Single by Gorgon City featuring Katy Menditta

from the album Sirens
- Released: 17 March 2015
- Recorded: 2014
- Genre: House; deep house;
- Length: 3:37
- Label: Virgin EMI; Black Butter;
- Songwriters: Katy Menditta; Matthew Robson-Scott; Kye Gibbon; Emeli Sandé; Mustafa Omer; James Murray;
- Producers: Gorgon City; Mojam;

Gorgon City singles chronology
| "Go All Night" (2014) | "Imagination" (2015) | "Saving My Life" (2015) |

= Imagination (Gorgon City song) =

"Imagination" is a song by English electronic music production duo Gorgon City. It features the vocals from South-London vocalist Katy Menditta from their debut studio album Sirens. It was written by Gorgon City, Katy Menditta, Emeli Sandé, Mustafa Omer and James Murray and produced by Gorgon City and musical group Mojam. It was released as an EP with three additional remixes on 31 March 2015.
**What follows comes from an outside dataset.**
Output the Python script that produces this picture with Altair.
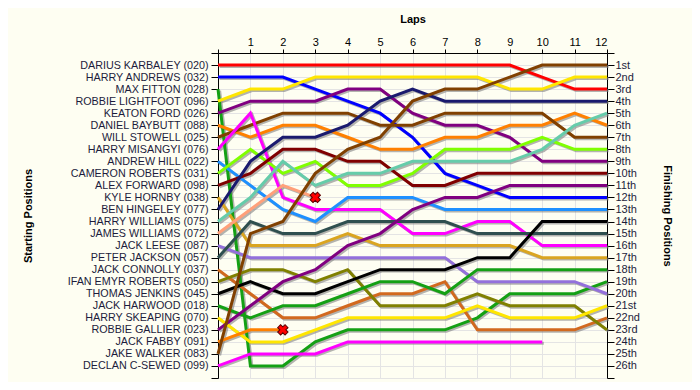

A remix of the song by Skrillex was commissioned and played during his DJ sets at the time, but was never released.

==Composition==
An uptempo house song with deep house influences which lasts three minutes and thirty eight seconds. The song has a tempo of 122 BPM.

The song was compared to previous singles "Ready for Your Love", "Here for You" and "Unmissable".

==Track listing and formats==
- Digital download
1. "Imagination" (featuring Katy Menditta) – 3:38

- EP
2. "Imagination" (featuring Katy Menditta) – 3:37
3. "Imagination" (Weiss Remix) – 6:12
4. "Imagination" (Weiss Dub) – 6:15
5. "Imagination" (Mak and Pasteman Remix) – 5:32

==Charts==
===Weekly charts===

| Chart (2014) | Peak chart position |
|---|---|
| Belgium (Wallonia, Ultratip) | 36 |
| CIS Airplay (TopHit) | 6 |
| Romania (Airplay 100) | 42 |
| UK Dance (Official Charts Company) | 39 |
| UK Singles (Official Charts Company) | 194 |

===Year-end charts===

| Chart (2015) | Position |
|---|---|
| CIS (Tophit) | 24 |
| Russia Airplay (Tophit) | 18 |

==Certifications==

| Region | Certification | Certified units/sales |
| Brazil (Pro-Música Brasil) | Gold | 30,000^{‡} |
| United Kingdom (BPI) | Silver | 200,000^{‡} |
^{‡} Sales+streaming figures based on certification alone.